Но тут ее настроение вдруг изменилось, она крепко обняла его и поцеловала в лоб.

— Ах, мой дорогой, мой любимый дядя, — сказала она, — ведь я обязана тебе жизнью! Когда я еще была малюткой, ты спас меня и матушку мою, вызволил нас из рук этих предателей — фивейских вельмож, с которыми я вскоре надеюсь поговорить по душам, если они еще живы.

— Госпожа Кемма и Ру — вот кто твои спасители, — сказал Тау.

— Да, конечно, и все же они всего лишь выполняли свой долг, а ты поднялся ради моего спасения в верховья Нила.

— Чтобы исполнить то, что было велено мне, племянница.

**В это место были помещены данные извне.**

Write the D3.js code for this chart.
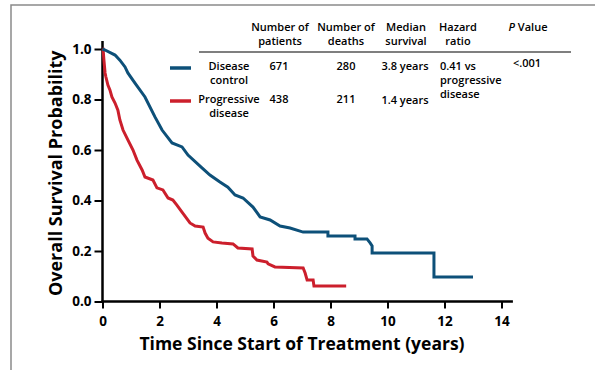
<!DOCTYPE html>
<html>
<head>
<meta charset="utf-8">
<script src="https://cdn.jsdelivr.net/npm/d3@7"></script>
<style>
  body { margin: 0; background: #fff; }
  svg { display: block; font-family: 'Open Sans', sans-serif; }
</style>
</head>
<body>
<div id="chart"></div>
<script>
const WIDTH = 595;
const HEIGHT = 370;

// Disease control curve, traced vertices (years, survival probability)
const dcTime = [0, 0.09, 0.44, 0.61, 0.79, 0.89, 1.14, 1.49, 1.84, 2.09, 2.44, 2.79, 3.0, 3.49, 3.77, 4.12, 4.40, 4.65, 4.93, 5.28, 5.53, 5.88, 6.23, 6.58, 7.04, 7.91, 7.91, 8.86, 8.86, 9.28, 9.39, 9.46, 9.46, 11.63, 11.63, 13.0];
const dcSurv = [1.0, 0.996, 0.976, 0.956, 0.929, 0.905, 0.865, 0.810, 0.731, 0.679, 0.628, 0.612, 0.580, 0.529, 0.501, 0.473, 0.453, 0.422, 0.410, 0.374, 0.335, 0.323, 0.299, 0.291, 0.275, 0.275, 0.259, 0.259, 0.248, 0.248, 0.232, 0.220, 0.192, 0.192, 0.097, 0.097];

// Progressive disease curve
const pdTime = [0, 0.02, 0.05, 0.09, 0.12, 0.19, 0.26, 0.33, 0.44, 0.54, 0.61, 0.72, 0.89, 1.07, 1.21, 1.39, 1.49, 1.77, 1.91, 2.12, 2.30, 2.47, 2.61, 2.79, 3.07, 3.25, 3.53, 3.60, 3.70, 3.88, 4.19, 4.58, 4.75, 5.25, 5.28, 5.42, 5.77, 5.81, 6.05, 7.04, 7.11, 7.18, 7.39, 7.42, 8.55];
const pdSurv = [1.0, 1.0, 0.956, 0.905, 0.889, 0.857, 0.838, 0.810, 0.786, 0.758, 0.719, 0.679, 0.640, 0.600, 0.560, 0.521, 0.493, 0.481, 0.450, 0.442, 0.410, 0.402, 0.382, 0.354, 0.311, 0.299, 0.295, 0.271, 0.251, 0.236, 0.232, 0.228, 0.212, 0.208, 0.180, 0.164, 0.156, 0.149, 0.137, 0.133, 0.113, 0.085, 0.085, 0.061, 0.061];

const xTicks = [0, 2, 4, 6, 8, 10, 12, 14];
const yTicks = [0, 0.2, 0.4, 0.6, 0.8, 1.0];

// summary table
const tableHeaders = [['Number of', 'patients'], ['Number of', 'deaths'], ['Median', 'survival'], ['Hazard', 'ratio'], ['P Value']];
const groupNames = [['Disease', 'control'], ['Progressive', 'disease']];
const patients = ['671', '438'];
const deaths = ['280', '211'];
const medians = ['3.8 years', '1.4 years'];
const hazard = ['0.41 vs', 'progressive', 'disease'];
const pValue = '<.001';

const colors = ['#0d5079', '#cc1f2c'];

const svg = d3.select('#chart').append('svg')
  .attr('width', WIDTH)
  .attr('height', HEIGHT);

// outer frame (top and left only)
svg.append('path')
  .attr('d', `M11,${HEIGHT} L11,5 L${WIDTH},5`)
  .attr('fill', 'none')
  .attr('stroke', '#8a8a8a')
  .attr('stroke-width', 1.5);

const x = d3.scaleLinear().domain([0, 14]).range([102.5, 501.5]);
const y = d3.scaleLinear().domain([0, 1]).range([301.5, 49]);

//axes
const xAxis = d3.axisBottom(x).tickValues(xTicks).tickSize(7).tickSizeOuter(0).tickFormat(d3.format('d'));
const yAxis = d3.axisLeft(y).tickValues(yTicks).tickSize(8).tickSizeOuter(0).tickFormat(d3.format('.1f'));

const xAxisGroup = svg.append('g').attr('transform', `translate(0,${y(0)})`).call(xAxis);
const yAxisGroup = svg.append('g').attr('transform', `translate(${x(0)},0)`).call(yAxis);

[xAxisGroup, yAxisGroup].forEach(g => {
  g.select('.domain').remove();
  g.selectAll('line').attr('stroke', '#000').attr('stroke-width', 2);
  g.selectAll('text')
    .attr('fill', '#000')
    .style('font-size', '13.5px')
    .style('font-weight', 700)
    .style('font-family', "'Open Sans', sans-serif");
});
xAxisGroup.selectAll('text').attr('dy', '1.05em');

// axis lines run a bit past the last tick
svg.append('line')
  .attr('x1', x(0)).attr('x2', x(0))
  .attr('y1', y(1.032)).attr('y2', y(0) + 1)
  .attr('stroke', '#000').attr('stroke-width', 2.5);
svg.append('line')
  .attr('x1', x(0) - 1).attr('x2', x(14.4))
  .attr('y1', y(0)).attr('y2', y(0))
  .attr('stroke', '#000').attr('stroke-width', 2.5);

svg.append('text')
  .attr('transform', `translate(62,${y(0.5) - 2}) rotate(-90)`)
  .attr('text-anchor', 'middle')
  .style('font-size', '18px')
  .style('font-weight', 700)
  .text('Overall Survival Probability');

svg.append('text')
  .attr('x', 302).attr('y', 350)
  .attr('text-anchor', 'middle')
  .style('font-size', '17.5px')
  .style('font-weight', 700)
  .text('Time Since Start of Treatment (years)');

// survival curves (traced vertices, joined straight)
const line = d3.line()
  .x(d => x(d[0]))
  .y(d => y(d[1]));

const series = [d3.zip(dcTime, dcSurv), d3.zip(pdTime, pdSurv)];

svg.selectAll('path.curve')
  .data(series.slice().reverse())
  .enter()
  .append('path')
  .attr('class', 'curve')
  .attr('fill', 'none')
  .attr('stroke', (d, i) => colors[1 - i])
  .attr('stroke-width', 3)
  .attr('stroke-linejoin', 'miter')
  .attr('d', line);

// table
const table = svg.append('g')
  .style('font-size', '11px')
  .style('font-weight', 600);

const colX = [280, 346, 406, 458, 528];
tableHeaders.forEach((h, i) => {
  const t = table.append('text')
    .attr('x', colX[i]).attr('y', 31)
    .attr('text-anchor', 'middle');
  if (h.length === 1) {
    t.append('tspan').style('font-style', 'italic').text('P');
    t.append('tspan').text(' Value');
  } else {
    t.text(h[0]);
    table.append('text')
      .attr('x', colX[i]).attr('y', 45)
      .attr('text-anchor', 'middle')
      .text(h[1]);
  }
});

table.append('line')
  .attr('x1', 199).attr('x2', 571)
  .attr('y1', 52).attr('y2', 52)
  .attr('stroke', '#000').attr('stroke-width', 1.2);

const rowY = [70, 103];
groupNames.forEach((g, i) => {
  table.append('line')
    .attr('x1', 170).attr('x2', 191)
    .attr('y1', rowY[i] - 2).attr('y2', rowY[i] - 2)
    .attr('stroke', colors[i]).attr('stroke-width', 3.5);
  table.append('text').attr('x', 229).attr('y', rowY[i]).attr('text-anchor', 'middle').text(g[0]);
  table.append('text').attr('x', 229).attr('y', rowY[i] + 14).attr('text-anchor', 'middle').text(g[1]);
  table.append('text').attr('x', 279).attr('y', rowY[i]).attr('text-anchor', 'middle').text(patients[i]);
  table.append('text').attr('x', 346).attr('y', rowY[i]).attr('text-anchor', 'middle').text(deaths[i]);
  table.append('text').attr('x', 405).attr('y', rowY[i] + (i ? 1 : 0)).attr('text-anchor', 'middle').text(medians[i]);
});

hazard.forEach((h, i) => {
  table.append('text')
    .attr('x', 440).attr('y', 70 + i * 14)
    .text(h);
});

table.append('text')
  .attr('x', 527).attr('y', 67)
  .attr('text-anchor', 'middle')
  .text(pValue);
</script>
</body>
</html>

— Затем ты привез нас к пирамидам и следил за моим воспитанием, обучив меня всему, что я знаю сейчас. А после ты привез меня в Вавилон, и хотя, казалось бы, великий царь сам отозвался на мои молитвы, но я знаю, это ты внушил ему отказаться от прежнего замысла выдать меня замуж за Мир-бела, а вместо того послать со мной несметное войско, которое и принесло нам победу и мир.

— Бог по собственному разумению обратил к тебе сердце Дитаны, а не я, племянница.

— А как ты заботился обо мне! — продолжала Нефрет, не обращая внимания на его слова. — Это ты удержал меня, когда я хотела вместе с пятитысячным войском ринуться к горной заставе, что погубило бы меня или покрыло позором. Ах, всего не перечислишь! Но чем я тебе отплатила? Сколько строптивости проявила я, какие сердитые слова бросала в своей гордыне и не верила, когда ты внушал мне, чтобы я набралась терпения, что все кончится хорошо и мы с Хианом встретимся. Ты просил верить и надеяться, а я убедила себя, что Хиана уже нет в живых. Впрочем, это твоя, а не моя вина, что я вела себя так, — продолжала Нефрет уже другим тоном, — не ты ли позволял мне своевольничать в детстве, вместо того чтобы учить послушанию?

— Мне кажется, это пророк Рои баловал тебя, — отвечал Тау с тихой улыбкой. — Ну и, конечно, госпожа Кемма.

Послышались выкрики стражников, занавесы раздвинулись, и Ру возгласил о приходе везира; вслед за тем вошел и сам везир в сопровождении гиксосских сановников и военачальников.

Трижды Анат и его свита простерлись ниц перед Нефрет, перед Хианом и царевичем Абешу, предводителем армии вавилонской.